# D90 Auto-Focus Not Working using 18-105 lens, but 55-200 lens is fine



## RICH531 (Dec 18, 2012)

Anyone have any ideas? My D90 Auto Focus only works with 55-200 lens but not AF-S DX NIKKOR 18-105mm f/3.5-5.6G (although I can manual focus which works fine)

Is my 18-105 lens AF hosed?!? - I have already tried cleaning the contacts (don't want to spend too much on it...seems like it costs nearly as much to fix it as it would to replace it!)


----------



## 480sparky (Dec 18, 2012)

Check the AF switch on the lens.


----------



## pixmedic (Dec 18, 2012)

480sparky said:


> Check the AF switch on the lens.



also check you AF/M switch on the camera by the lens mount.


----------



## gardy (Dec 18, 2012)

pixmedic said:


> 480sparky said:
> 
> 
> > Check the AF switch on the lens.
> ...


if it works with one lens but not another i doubt it would be the switch on the body


----------



## pixmedic (Dec 18, 2012)

damn. we haven't used our nikkor 18-105 OR 70-300 in almost 2 years...maybe i should dig them out of the closet and make sure they still work...


----------



## jaomul (Dec 18, 2012)

Sounds like one lens is broken.
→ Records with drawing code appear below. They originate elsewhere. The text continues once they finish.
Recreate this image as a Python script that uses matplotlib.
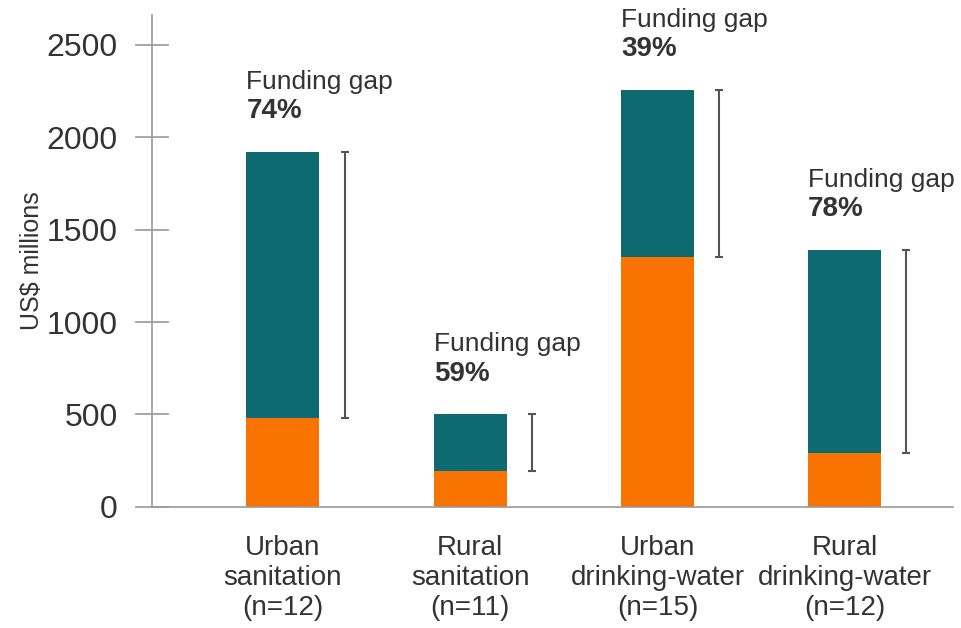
import matplotlib.pyplot as plt

plt.rcParams['font.family'] = ['Liberation Sans Narrow', 'Liberation Sans', 'DejaVu Sans']

categorias = ['Urban\nsanitation\n(n=12)', 'Rural\nsanitation\n(n=11)',
              'Urban\ndrinking-water\n(n=15)', 'Rural\ndrinking-water\n(n=12)']
financiado = [480, 195, 1350, 290]
total = [1920, 500, 2255, 1390]
lacuna = ['74%', '59%', '39%', '78%']

laranja = '#f97300'
verde = '#0d6a70'
cinza = '#9a9a9a'
texto = '#333333'

fig = plt.figure(figsize=(9.61, 6.28), dpi=100)
ax = fig.add_axes([0.158, 0.193, 0.834, 0.783])

x = range(len(categorias))
larg = 0.39
resto = [t - f for t, f in zip(total, financiado)]
ax.bar(x, financiado, width=larg, color=laranja)
ax.bar(x, resto, width=larg, bottom=financiado, color=verde)

# barras do gap ao lado
for i in x:
    ax.errorbar(i + 0.33, (total[i] + financiado[i]) / 2, yerr=(total[i] - financiado[i]) / 2,
                fmt='none', ecolor='#555555', elinewidth=1.5, capsize=3, capthick=1.5)
    ax.annotate('Funding gap', (i - larg / 2, total[i]), xytext=(0, 42), textcoords='offset points',
                ha='left', va='bottom', fontsize=19, color=texto)
    ax.annotate(lacuna[i], (i - larg / 2, total[i]), xytext=(0, 20), textcoords='offset points',
                ha='left', va='bottom', fontsize=20, color=texto, fontweight='bold')

ax.set_xlim(-0.7, 3.58)
ax.set_ylim(0, 2662)
ax.set_yticks([0, 500, 1000, 1500, 2000, 2500])
ax.set_xticks(list(x))
ax.set_xticklabels(categorias, fontsize=20, color=texto, linespacing=1.2)
ax.tick_params(axis='y', direction='inout', length=25, width=1.2, color=cinza,
               labelsize=23, labelcolor=texto, pad=12)
ax.tick_params(axis='x', length=0, pad=20)
ax.set_ylabel('US$ millions', fontsize=18, color=texto, labelpad=2)

for lado in ['top', 'right']:
    ax.spines[lado].set_visible(False)
for lado in ['left', 'bottom']:
    ax.spines[lado].set_color(cinza)
    ax.spines[lado].set_linewidth(1.2)

plt.savefig('out.png', dpi=100)
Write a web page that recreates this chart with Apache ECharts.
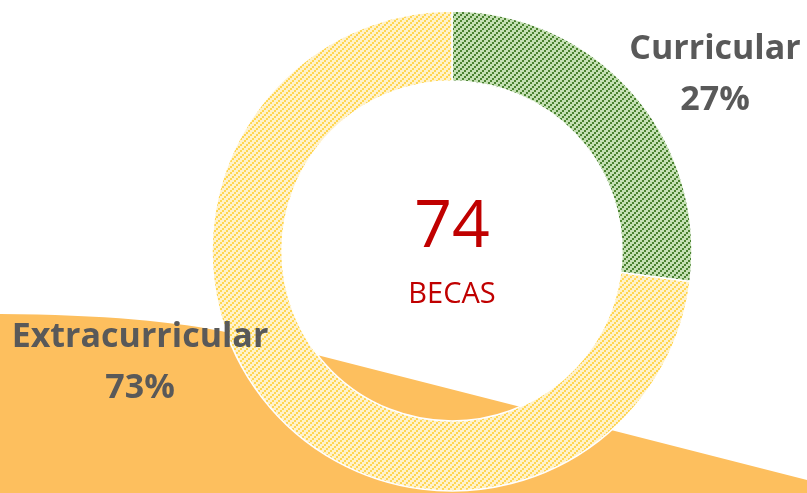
<!DOCTYPE html>
<html>
<head>
<meta charset="utf-8">
<script src="https://cdn.jsdelivr.net/npm/echarts@6/dist/echarts.min.js"></script>
<style>
  html, body { margin: 0; padding: 0; background: #fff; }
  #chart { width: 807px; height: 493px; }
</style>
</head>
<body>
<div id="chart"></div>
<script>
// data
const categories = ['Curricular', 'Extracurricular'];
const values = [20, 54];
const totalBecas = 74;
const centerLabel = 'BECAS';

// hatch pattern like excel "upward diagonal", 2px blocks
function makeHatch(bg, fg) {
  const c = document.createElement('canvas');
  c.width = 6; c.height = 6;
  const ctx = c.getContext('2d');
  ctx.fillStyle = bg;
  ctx.fillRect(0, 0, 6, 6);
  ctx.fillStyle = fg;
  for (let by = 0; by < 3; by++) {
    for (let bx = 0; bx < 3; bx++) {
      if ((bx + by) % 3 === 0) ctx.fillRect(bx * 2, by * 2, 2, 2);
    }
  }
  return { image: c, repeat: 'repeat' };
}

const sliceColors = [
  makeHatch('#C5E0B4', '#4A8230'),
  makeHatch('#FFF2CC', '#FFD653')
];

// where the outside labels sit
const labelPos = [[715, 75], [140, 363]];

// outline of the orange backdrop (decoration only)
function wavePoints() {
  const p0 = [0, 314], c1 = [130, 315], c2 = [210, 325], p1 = [270, 343];
  const pts = [];
  for (let i = 0; i <= 20; i++) {
    const t = i / 20, u = 1 - t;
    pts.push([
      u*u*u*p0[0] + 3*u*u*t*c1[0] + 3*u*t*t*c2[0] + t*t*t*p1[0],
      u*u*u*p0[1] + 3*u*u*t*c1[1] + 3*u*t*t*c2[1] + t*t*t*p1[1]
    ]);
  }
  pts.push([807, 480], [807, 493], [0, 493]);
  return pts;
}

const chart = echarts.init(document.getElementById('chart'));

const option = {
  backgroundColor: '#ffffff',
  animation: false,
  graphic: [
    {
      type: 'polygon',
      z: -10,
      shape: { points: wavePoints() },
      style: { fill: '#FDBF5E' }
    },
    {
      type: 'text',
      x: 452, y: 228,
      z: 10,
      style: {
        text: String(totalBecas),
        align: 'center', verticalAlign: 'middle',
        fill: '#C00000',
        font: '66px "Open Sans"'
      }
    },
    {
      type: 'text',
      x: 452, y: 295,
      z: 10,
      style: {
        text: centerLabel,
        align: 'center', verticalAlign: 'middle',
        fill: '#C00000',
        font: '29px "Open Sans"'
      }
    }
  ],
  series: [
    {
      type: 'pie',
      center: [452, 251],
      radius: [170, 240],
      startAngle: 90,
      clockwise: true,
      percentPrecision: 0,
      itemStyle: { borderColor: '#ffffff', borderWidth: 1.5 },
      label: {
        show: true,
        position: 'outside',
        formatter: '{b}\n{d}%',
        fontFamily: 'Open Sans',
        fontWeight: 'bold',
        fontSize: 34,
        lineHeight: 51,
        color: '#595959',
        align: 'center',
        overflow: 'none',
        width: 300
      },
      labelLine: { show: false },
      labelLayout: function (p) {
        const pos = labelPos[p.dataIndex];
        return { x: pos[0], y: pos[1], align: 'center', verticalAlign: 'middle' };
      },
      emphasis: { disabled: true },
      data: categories.map((name, i) => ({
        name: name,
        value: values[i],
        itemStyle: { color: sliceColors[i] }
      }))
    }
  ]
};

chart.setOption(option);
</script>
</body>
</html>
Have you any friends that use nikon cameras that would allow you try the 18-105 on their camera to confirm?


----------



## 18.percent.gary (Dec 18, 2012)

Does the lens try to focus and search but not achieve lock or does the AF-S motor not work at all?


----------



## briand7878 (Dec 19, 2012)

That happened with my 70-200 a couple of years ago.  I sent it to Nikon and they charged me 500.00 to replace the internal focus motor.


----------



## photo_joe (Dec 19, 2012)

Might try cleaning the contacts on the lens.  If your auto focus works with one lens then that verifies that it works the way it's supposed to and points to the lens in my opinion.


----------